Сегодня их почти не осталось, хотя, я слышал, в некоторых странах такие фонарики делают до сих пор и наполняют теплым дыханием крошечного соломенного костерка, подвешенного снизу.

Но в Иллинойсе 1925 года они еще были, и вот одно из последних моих воспоминаний о дедушке: День независимости сорок восемь лет назад, последний час праздника, почти ночь, мы с дедом вышли на лужайку у дома, перед крыльцом, где собрались дети и дяди, двоюродные браться и сестры, мамы и папы, зажгли маленький костерок, наполнили горячим воздухом круглый бумажный шар в красно-бело-синюю полоску, и напоследок еще на мгновение задержали его в руках, это мерцающее, ангельски-яркое чудо, а потом отпустили его, очень мягко, и шар, бывший жизнью, и светом, и тайной, выскользнул из наших рук и поднялся в летнее небо, все выше и выше, над уже засыпающим городом, среди звезд — такой же хрупкий, волшебный, ранимый и прекрасный, как сама жизнь…
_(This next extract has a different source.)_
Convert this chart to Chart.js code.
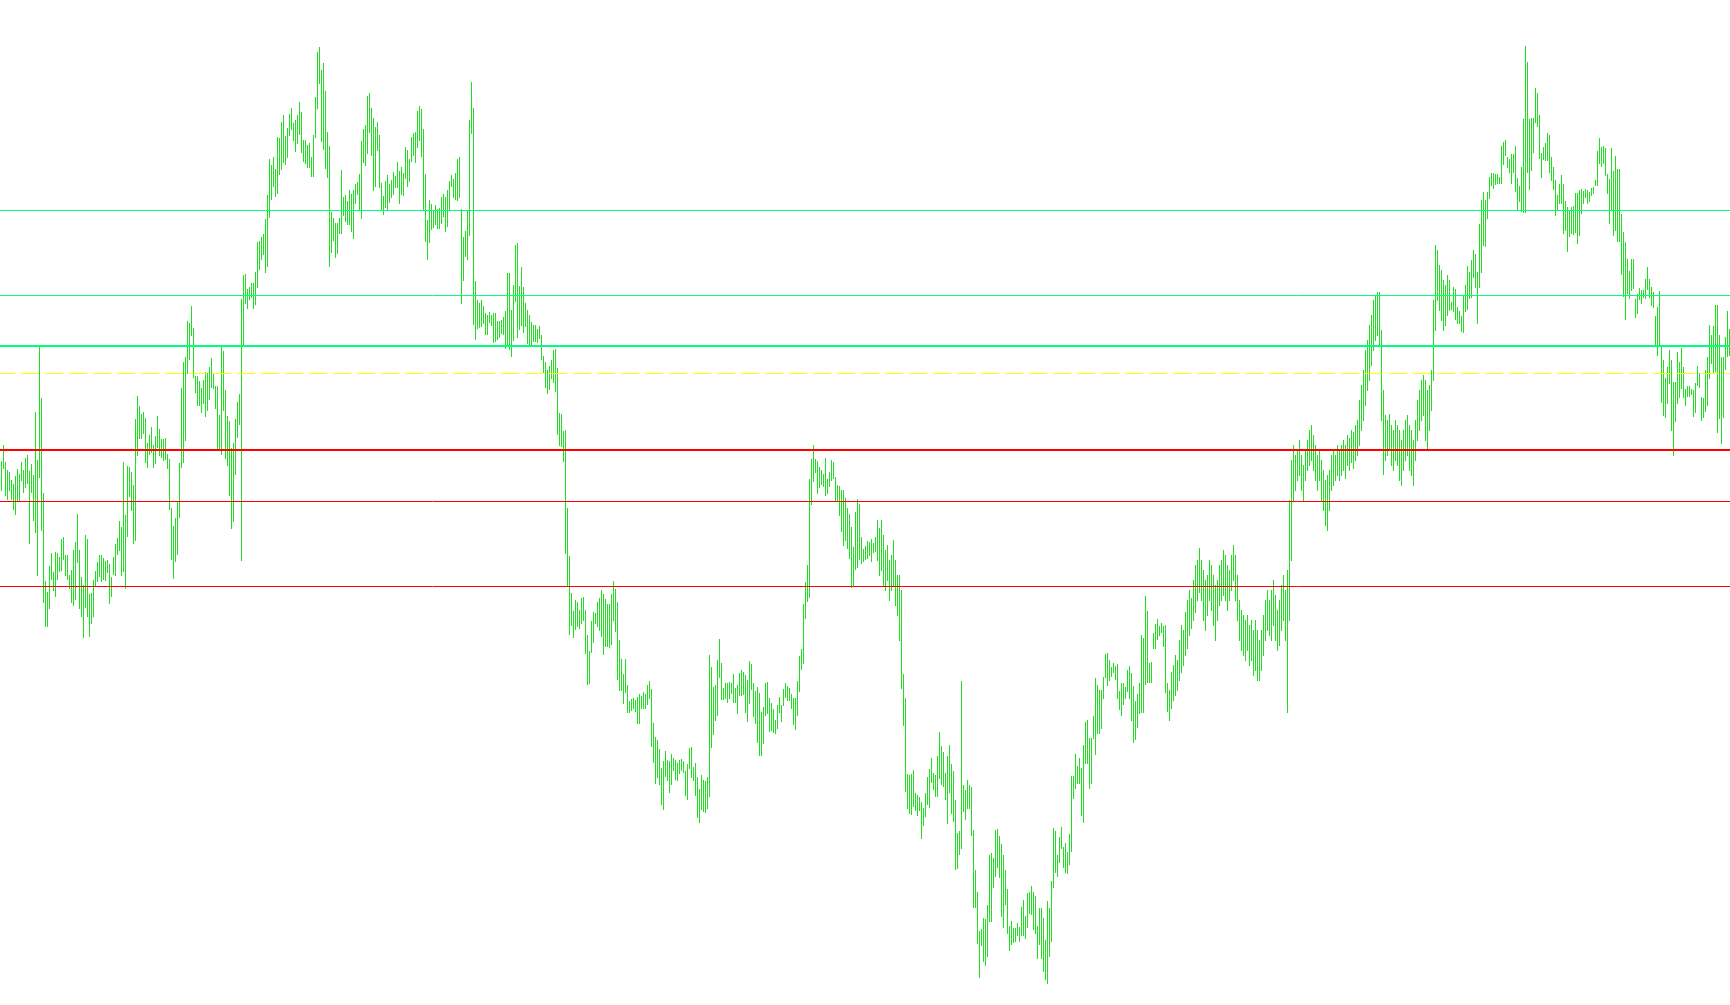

Я буквально наяву вижу, как дед стоит, запрокинув голову к небу, смотрит на улетающий шарик света и думает свои тихие думы. Я вижу себя — в глазах стоят слезы, потому что все кончилось, ночь завершилась, и я знаю, что другой такой ночи не будет уже никогда.

Никто ничего не сказал. Мы все просто смотрели в небо, вдыхали и выдыхали воздух, и думали одно и то же, но никто не сказал это вслух. Однако, в конце концов, кто-то ведь должен сказать, разве нет? Пусть это буду я.